Recent research publications by SPMHS staff

Recent publications by SPMHS researchers include work on:

  • Flow-cytometric analysis of immune cell populations in depression and treatment outcomes
  • Advancing ketamine in the treatment hierarchy for refractory depression
  • Experiences of co-supervision practice education placements in occupational therapy
  • Development and evaluation of physical health monitoring services for people prescribed psychotropic medication
  • Acceptability of a rolling Compassion-Focused Therapy group embedded within an eating disorder day hospital programme
  • Ultradbrief pulse electroconvulsive therapy for depression
  • Serial ketamine as adjunctive therapy in the KARMA-Dep 2 randomised clinical trial
  • Ketamine versus ECT for major depression

A full list of research outputs is available on SPIRE, the SPMHS research repository.

Article of the Issue

Serial Ketamine Infusions as Adjunctive Therapy to Inpatient Care for Depression: The KARMA-Dep 2 Randomised Clinical Trial

The featured Article of the Issue examines findings from the KARMA-Dep 2 trial, which evaluated whether serial intravenous ketamine infusions offered additional antidepressant benefit when added to standard inpatient care.

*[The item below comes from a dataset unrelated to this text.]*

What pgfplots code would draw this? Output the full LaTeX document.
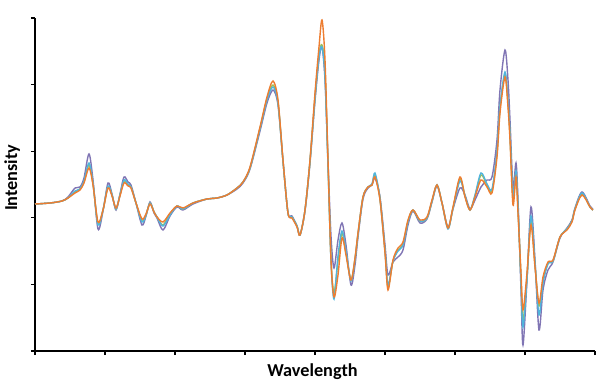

The study found that while ketamine was associated with rapid symptom reduction, it did not demonstrate superiority over placebo in terms of longer-term antidepressant outcomes when combined with usual inpatient treatment. The authors highlight the importance of cautious interpretation, the need for well-designed controlled trials, and the implications for ketamine’s role in clinical practice.

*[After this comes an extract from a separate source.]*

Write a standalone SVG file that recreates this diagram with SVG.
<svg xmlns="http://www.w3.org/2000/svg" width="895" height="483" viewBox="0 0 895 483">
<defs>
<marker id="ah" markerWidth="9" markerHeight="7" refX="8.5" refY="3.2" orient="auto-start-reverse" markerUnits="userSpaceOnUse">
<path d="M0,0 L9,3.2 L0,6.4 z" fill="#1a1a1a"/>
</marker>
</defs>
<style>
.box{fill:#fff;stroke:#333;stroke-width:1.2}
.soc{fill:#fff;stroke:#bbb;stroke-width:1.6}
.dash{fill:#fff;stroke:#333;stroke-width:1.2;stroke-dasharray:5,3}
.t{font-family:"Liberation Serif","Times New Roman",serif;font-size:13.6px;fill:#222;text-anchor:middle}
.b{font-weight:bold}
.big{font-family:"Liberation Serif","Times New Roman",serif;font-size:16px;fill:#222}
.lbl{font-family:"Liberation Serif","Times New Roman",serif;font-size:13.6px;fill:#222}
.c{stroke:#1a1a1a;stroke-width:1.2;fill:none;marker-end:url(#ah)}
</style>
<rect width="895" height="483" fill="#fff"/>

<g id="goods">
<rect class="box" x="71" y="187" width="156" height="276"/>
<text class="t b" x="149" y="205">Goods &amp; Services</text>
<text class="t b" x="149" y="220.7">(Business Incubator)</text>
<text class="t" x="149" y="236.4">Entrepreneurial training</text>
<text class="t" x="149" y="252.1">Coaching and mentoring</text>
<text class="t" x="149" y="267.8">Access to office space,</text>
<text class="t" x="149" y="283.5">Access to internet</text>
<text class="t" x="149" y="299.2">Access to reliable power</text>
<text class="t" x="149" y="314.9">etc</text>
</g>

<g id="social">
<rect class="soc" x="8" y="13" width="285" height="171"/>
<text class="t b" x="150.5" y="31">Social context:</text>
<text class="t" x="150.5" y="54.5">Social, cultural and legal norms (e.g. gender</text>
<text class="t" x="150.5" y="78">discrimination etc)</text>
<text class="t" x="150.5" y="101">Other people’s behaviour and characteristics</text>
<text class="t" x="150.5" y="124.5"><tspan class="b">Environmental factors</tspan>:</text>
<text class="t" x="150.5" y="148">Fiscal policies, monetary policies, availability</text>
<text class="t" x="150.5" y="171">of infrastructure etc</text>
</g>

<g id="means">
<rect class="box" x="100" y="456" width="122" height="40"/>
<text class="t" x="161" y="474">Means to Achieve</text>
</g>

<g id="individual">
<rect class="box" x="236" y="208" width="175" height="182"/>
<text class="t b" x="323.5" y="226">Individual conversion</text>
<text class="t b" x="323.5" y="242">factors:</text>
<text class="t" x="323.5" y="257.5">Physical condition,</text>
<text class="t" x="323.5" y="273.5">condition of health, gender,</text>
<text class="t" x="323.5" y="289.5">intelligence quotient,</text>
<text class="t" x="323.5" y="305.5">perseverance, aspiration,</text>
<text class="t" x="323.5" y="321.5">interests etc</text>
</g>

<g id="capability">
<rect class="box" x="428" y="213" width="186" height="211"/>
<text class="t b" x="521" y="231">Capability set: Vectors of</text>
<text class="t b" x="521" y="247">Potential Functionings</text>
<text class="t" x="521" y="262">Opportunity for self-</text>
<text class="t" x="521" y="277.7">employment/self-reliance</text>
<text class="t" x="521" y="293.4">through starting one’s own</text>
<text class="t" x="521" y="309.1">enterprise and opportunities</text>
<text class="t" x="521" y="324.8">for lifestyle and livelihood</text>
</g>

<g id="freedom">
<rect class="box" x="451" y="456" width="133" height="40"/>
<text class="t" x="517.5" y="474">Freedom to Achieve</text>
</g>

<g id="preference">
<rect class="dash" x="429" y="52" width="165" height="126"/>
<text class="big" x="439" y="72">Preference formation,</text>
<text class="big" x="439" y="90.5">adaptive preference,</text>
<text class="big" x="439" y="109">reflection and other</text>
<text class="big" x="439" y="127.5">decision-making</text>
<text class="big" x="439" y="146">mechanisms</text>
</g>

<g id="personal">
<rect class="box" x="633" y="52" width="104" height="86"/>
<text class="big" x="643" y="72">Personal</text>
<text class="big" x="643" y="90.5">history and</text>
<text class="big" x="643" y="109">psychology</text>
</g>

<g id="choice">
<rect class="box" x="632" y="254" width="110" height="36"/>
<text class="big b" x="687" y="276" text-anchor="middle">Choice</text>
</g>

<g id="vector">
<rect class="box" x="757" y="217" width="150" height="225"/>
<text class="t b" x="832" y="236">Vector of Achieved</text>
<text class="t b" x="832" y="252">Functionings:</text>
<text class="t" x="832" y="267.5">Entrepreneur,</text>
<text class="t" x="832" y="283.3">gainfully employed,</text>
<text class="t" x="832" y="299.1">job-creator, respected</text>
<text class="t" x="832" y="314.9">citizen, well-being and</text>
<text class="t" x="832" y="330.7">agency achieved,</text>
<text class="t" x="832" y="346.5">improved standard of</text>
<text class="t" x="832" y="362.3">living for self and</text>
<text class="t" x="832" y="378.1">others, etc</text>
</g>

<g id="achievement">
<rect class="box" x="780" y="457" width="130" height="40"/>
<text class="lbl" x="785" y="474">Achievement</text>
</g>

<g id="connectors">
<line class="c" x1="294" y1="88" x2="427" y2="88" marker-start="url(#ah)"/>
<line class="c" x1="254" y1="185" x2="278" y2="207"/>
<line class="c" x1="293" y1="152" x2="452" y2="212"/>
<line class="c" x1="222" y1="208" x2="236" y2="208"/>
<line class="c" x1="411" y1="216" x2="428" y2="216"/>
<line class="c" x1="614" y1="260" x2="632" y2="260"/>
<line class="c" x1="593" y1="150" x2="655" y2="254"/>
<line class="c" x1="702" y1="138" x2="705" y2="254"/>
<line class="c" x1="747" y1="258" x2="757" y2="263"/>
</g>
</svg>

This landmark study contributes valuable evidence to ongoing international discussions on ketamine treatment and informs future research design in this rapidly evolving area.

From the archives: Recognising depression in primary care

The Bulletin also reflects on a seminal 1987 paper by C.V.R. Blacker and A.W. Clare, Depressive Disorder in Primary Care, published in the British Journal of Psychiatry.

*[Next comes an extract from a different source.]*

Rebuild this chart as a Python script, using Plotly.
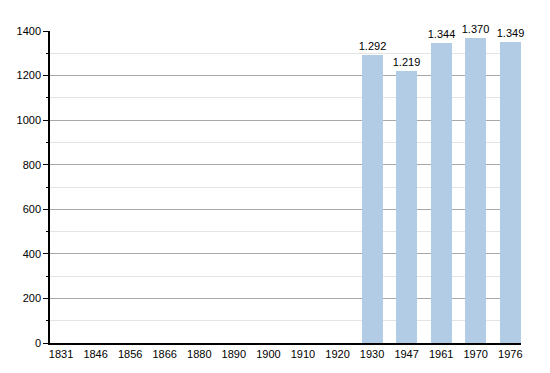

The article explored the challenges of recognising and diagnosing depression in general practice, highlighting issues that remain strikingly relevant today, including somatic presentations, diagnostic ambiguity and under-recognition of distress. The reflection underscores how many of the structural and systemic barriers identified nearly 40 years ago continue to influence mental health care, reinforcing the ongoing importance of research, education and service development in primary care settings.

Researcher spotlight

Anna Whyte, Research Assistant, Domestic Violence and Mental Health Project, and PhD Candidate, Maynooth University

This issue’s Researcher Spotlight features Anna Whyte, Research Assistant on the Domestic Violence and Mental Health Project at SPMHS and PhD candidate at Maynooth University.

Anna’s research journey began with a background in health and mental health nursing, followed by clinical placements at St Patrick’s Mental Health Services. Her interest in domestic violence research developed through frontline work with survivors in crisis settings and her academic training in international relations and politics.

Her PhD research, supported by an IRC Government of Ireland Scholarship, explores survivors’ and practitioners’ perspectives on the effectiveness of domestic violence orders, with a particular focus on survivors’ sense of safety, coercive control and justice mechanisms. This work draws on her experience navigating the civil and criminal legal systems alongside survivors.

Anna is currently working as a Research Assistant on the Domestic Violence and Mental Health Project at SPMHS in collaboration with Safe Ireland. The project aims to enhance understanding, recognition and referral pathways between domestic violence and mental health services, amplifying the voices of survivors and those working across both sectors. Findings will inform the development of educational resources and practical tools to support trauma-informed, integrated responses.

When asked about priorities for mental health research over the next five years, Anna highlights prevention as critical — particularly community-based and systemic approaches that address gender-based violence, marginalisation and inequality. She emphasises the importance of centring under-represented voices, including migrants, racialised communities, Travellers and LGBTQIA+ people, in both research and service design.